You only need to understand a few concepts to create custom feature types within ADS.  If you are new to the feature type system, you might want to check out How feature types improve your data science workflow. In summary, the feature type system helps you codify what your data represents. Doing this speeds up and improves the data validation processes each time you work with a new data set. It also has tools to compute custom statistics, data visualization, data validation with the use of a validator and a warning system, and the ability to select columns based on the feature types.

Multiple inheritance increases code reuse

Each feature can have multiple feature types through a system of multiple inheritances. For example, an organization that sells cars might have a set of data that represents the purchase price of a car (the wholesale price). This could have a feature set of wholesale_price, car_price, USD, and continuous. You can quickly create these feature types and share them across your organization. A custom feature type is created by defining a class that is derived from the FeatureType class or one of its subclasses. This class comes with several attributes and methods that can be overridden so that it meets your specific needs. However, there is no requirement to override any property of the base class.

A feature type has the following attributes that can be overridden:
description: A description of the feature type.
name: The name of the feature type.

If you wish to create custom summary statistics for a feature type, then override the .feature_stat() method. To create a custom summary plot, override the .feature_plot() method.

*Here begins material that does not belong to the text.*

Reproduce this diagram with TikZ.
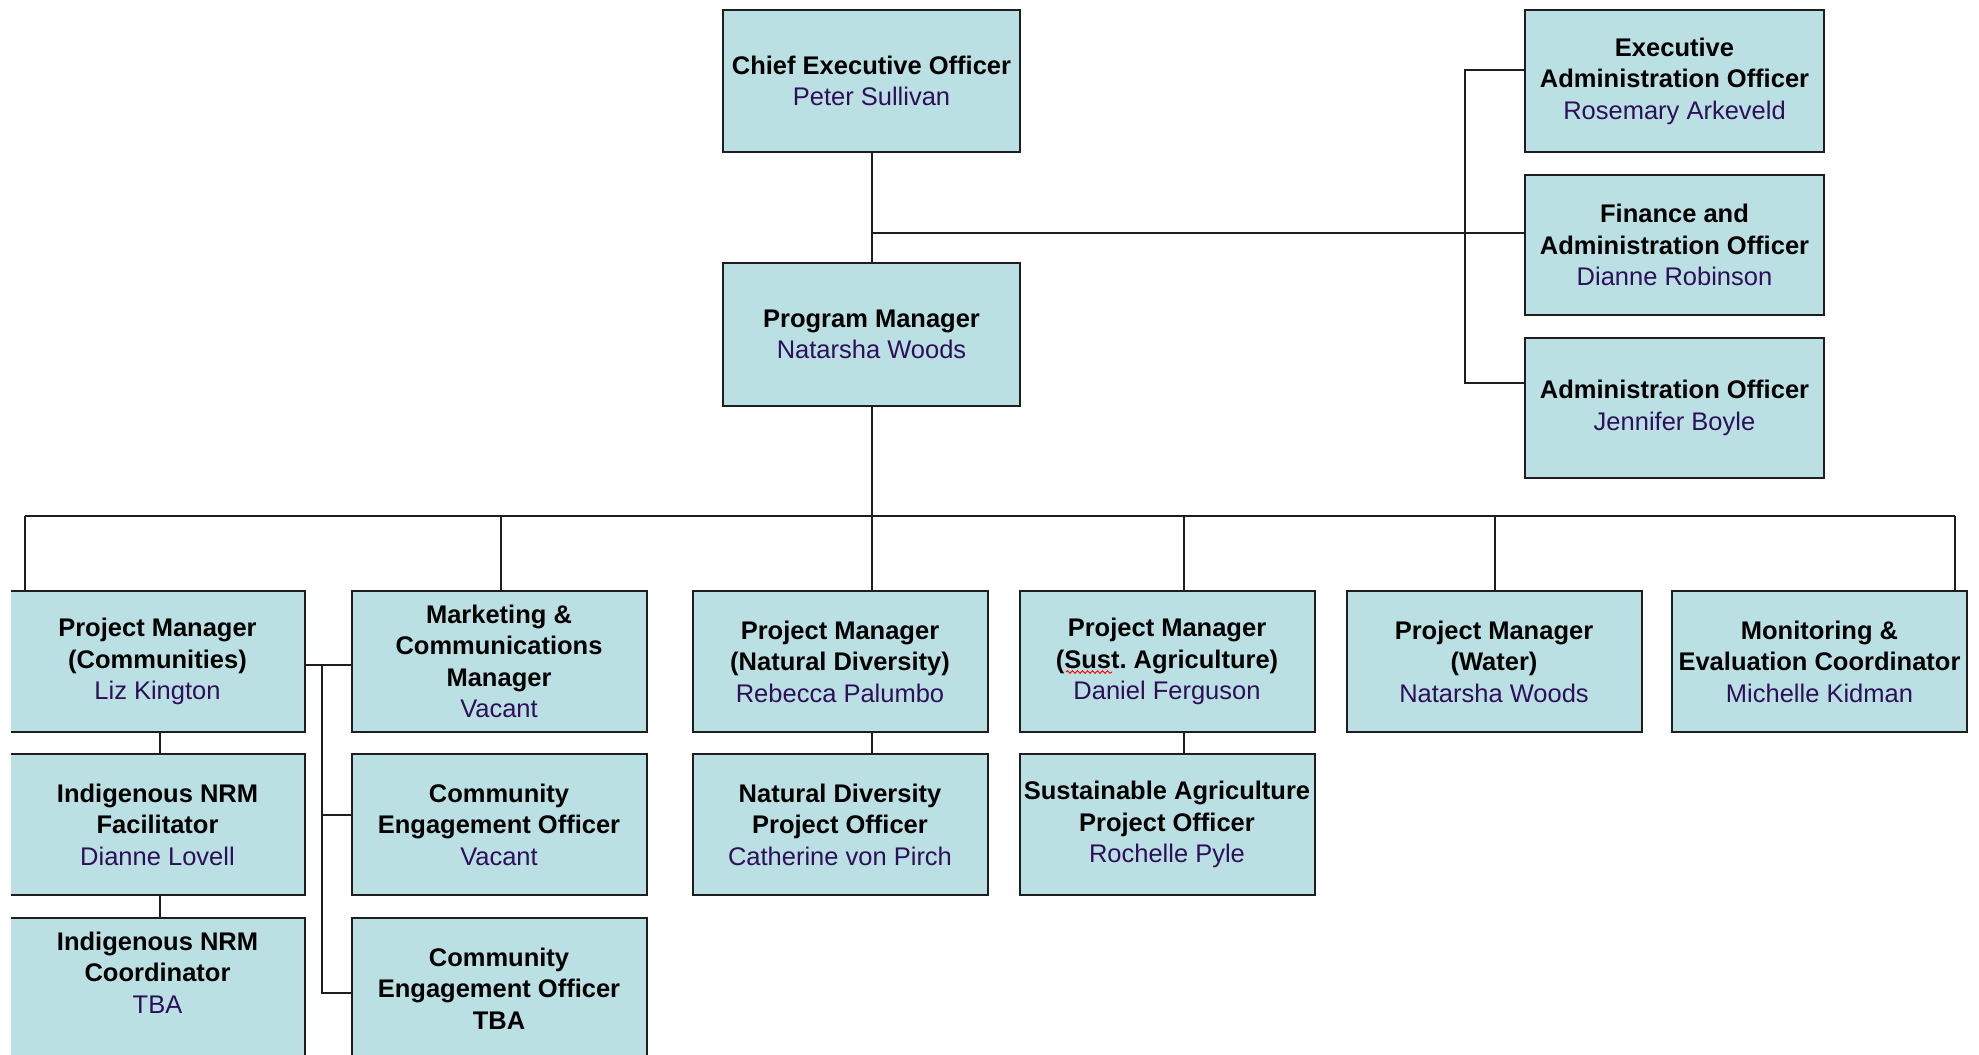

These methods are the ones that you would override to customize a feature type. However, the multiple inheritance system means that you only have to override it when another feature type in the inheritance chain does not support the output that you want. This reduces code duplication, and you spend less time defining your custom feature types. This gives you more time for your important analysis.

Custom feature types also have a warning and validator system where you can register handlers. These will not be discussed in detail in this blog post.

Create a custom feature type

To create a custom feature type, create a class that is inherited from the FeatureType class and register it with ADS. In the next code block, the custom feature type, CustomCreditCard, is created and is inherited from the FeatureType base class. The class overrides the name attribute to set a custom name for the class. If it is not overridden, then the name will automatically be determined by the class name and converted to snake case. The name can be used to register and unregister a class. It is also used in several outputs to identify the class. When assigning a feature type to a series, the name can be used to identify the class.

The description attribute lets you provide detailed information about a feature type. If not overridden, the description will default to “Base Feature Type.”

from ads.feature_engineering import FeatureType
class CustomCreditCard(FeatureType):

     """Type representing custom credit card numbers.

     description: str
           The feature type description.
     name: str
           The feature type name.

     feature_stat(x: pd.Series) -> pd.DataFrame
           Generates feature statistics.
     feature_plot(x: pd.Series) -> plt.Axes
           Generates plot object.

     description = "This is an example of a custom credit card feature type."
     name="Custom Credit Card"

The .feature_stat() provides a mechanism to provide summary statistics for a feature type. It takes a Pandas series and returns a dataframe with two columns. The first is the metric, such as mean, count, etc., and the second is the value of the metric. The purpose of this method is to generate metrics that are meaningful to the feature type. For example, if we have a credit card, we would probably not be interested in the mean credit card number but may be interested in a count of each issuer.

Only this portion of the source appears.